The slashing of more than 35 trees and shrubs by a poorly supervised work crew in McLaughlin Playground on Sept. 28 has sparked the Boston Parks Department to create new citywide guidelines for such work.
“We are very disturbed about what happened,” said Parks Department spokesperson Jacque Goddard. “It is a very serious issue and we’re just taking steps now so that type of mistake will not happen again.”
Alison Pultinas of McLaughlin Stewards alerted the city to the slashings and proposed that new rules be created in a letter to Parks Commissioner Antonia Pollak. She blamed a “citywide phenomenon of [lack of] transparency and guidelines” for the problem.
The Parks Department initially was not even sure who did the cutting, at first telling the Gazette that it was a crew of prison inmates, then later clarifying that it was people performing community service for minor court convictions.
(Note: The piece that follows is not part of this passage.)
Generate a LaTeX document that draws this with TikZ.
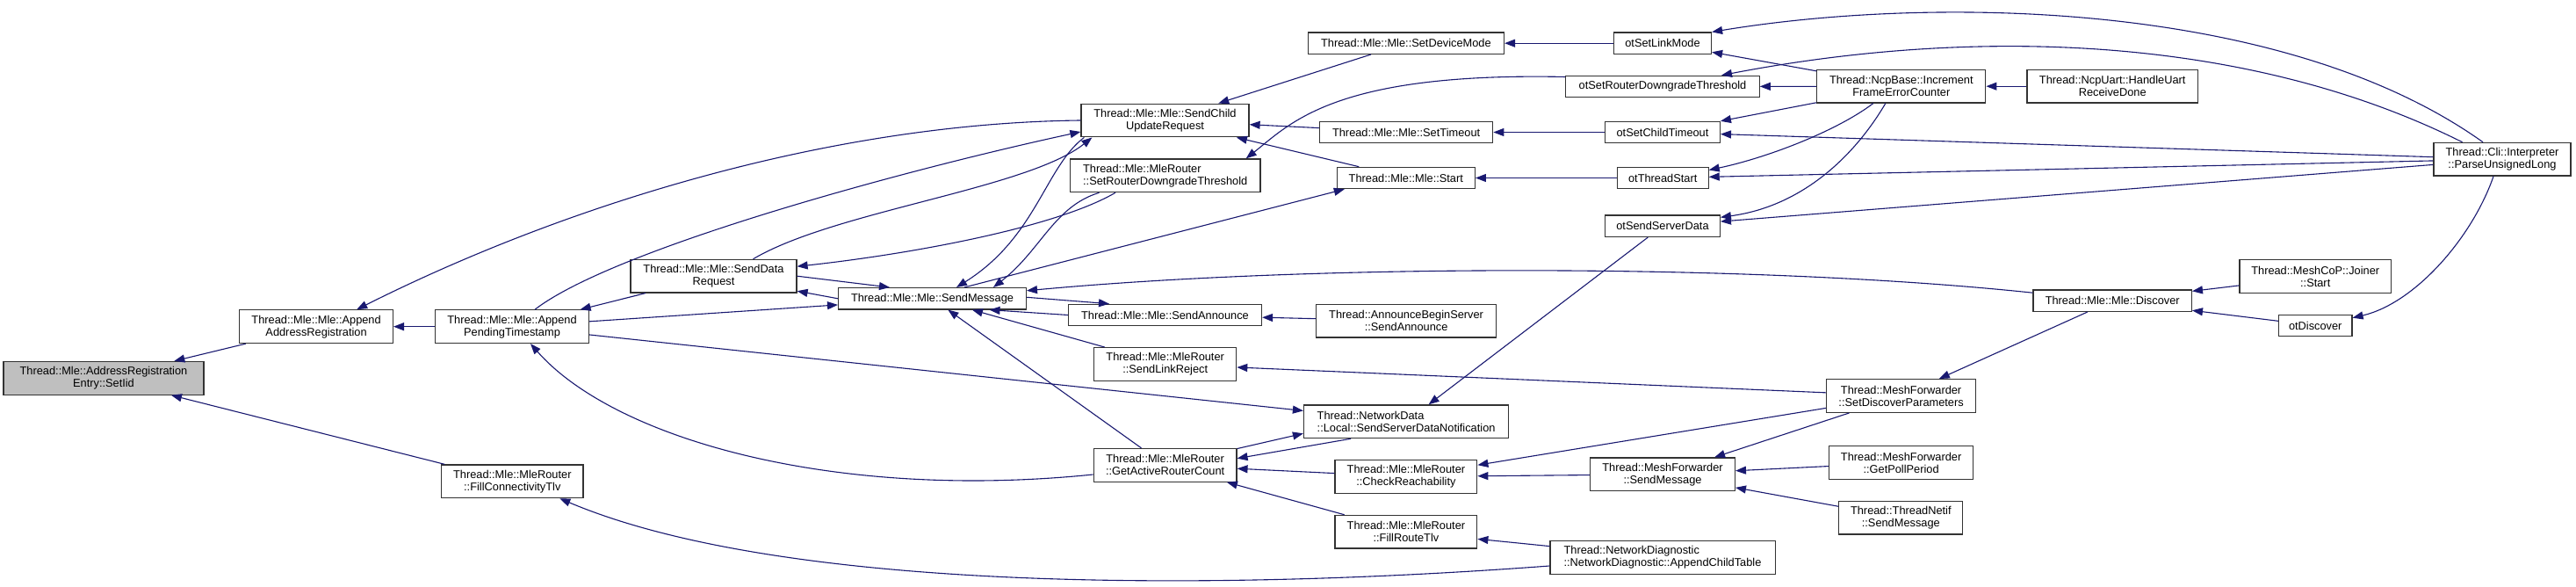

And Parks still cannot say exactly who was in charge and directed the crew to cut, Goddard said, calling that “unclear.”
Despite its “playground” name, McLaughlin is a large park atop Parker Hill that also includes an urban wild. The slashings were done in that area, along pathways from the Bucknam Street and Little League stairs. The cutting left skinny stumps ranging from a few inches to a couple of feet high. Many of the plants were planted and tended by the city and residents.
One of the victims was a 3-foot hickory tree surrounded by a small fence and marked with a maintenance tag. The sloppy hacking also affected mature apple trees and plants in the butterfly garden.
The Parks Department will replant at least some of those areas in the spring, Goddard said.
The cuttings “went too far” but were not accidental, Goddard said. She said the paths had become “overgrown” and were intended to be trimmed back as part of the Parks Department’s standard anti-crime efforts.
In a Nov. 4 letter to Pultinas—which Pultinas read over the phone to the Gazette—Pollak said that Parks Department officials “continue to get complaints from park users and abutters that this area is dirty and unsafe.” But Goddard said Pollak was not referring to any specific incidents.
Pultinas said that amounts to “cultural bias” against forested areas, when open parks like the Esplanade have known crime incidents.
But the real issue is how the cutting went out of control. The answer seems to involve a funding-strapped Parks Department that relies heavily on volunteers with overlapping responsibilities and little cross-communication.
McLaughlin is overseen by two local friends groups: the Stewards, who watch over the urban wild and coordinate volunteers; and Friends of McLaughlin Playground, which oversees the active-use areas and capital improvements. No one from the Friends group had immediate comment.
Some of the urban wild maintenance is also given to two nonprofit organizations: Boston Natural Areas Network and the recently dissolved EarthWorks.
Much of the actual work is done by prisoners, community service crews and corporate volunteer groups. Supervision can be too small for the size of the corporate groups, Pultinas said.
The Stewards group often does not hear about these groups coming to the park, she said. It was not notified about the Sept. 28 plant-cutting ahead of time, she said.
In an Oct. 12 letter to Pollak, Pultinas recommended creating guidelines for better communication and supervision. Pollak has ordered Urban Wilds program head Paul Sutton to do just that, Goddard said. The exact rules are yet to be determined, but they are on the way.
“We’re going forward with guidelines so this doesn’t happen again,” she said.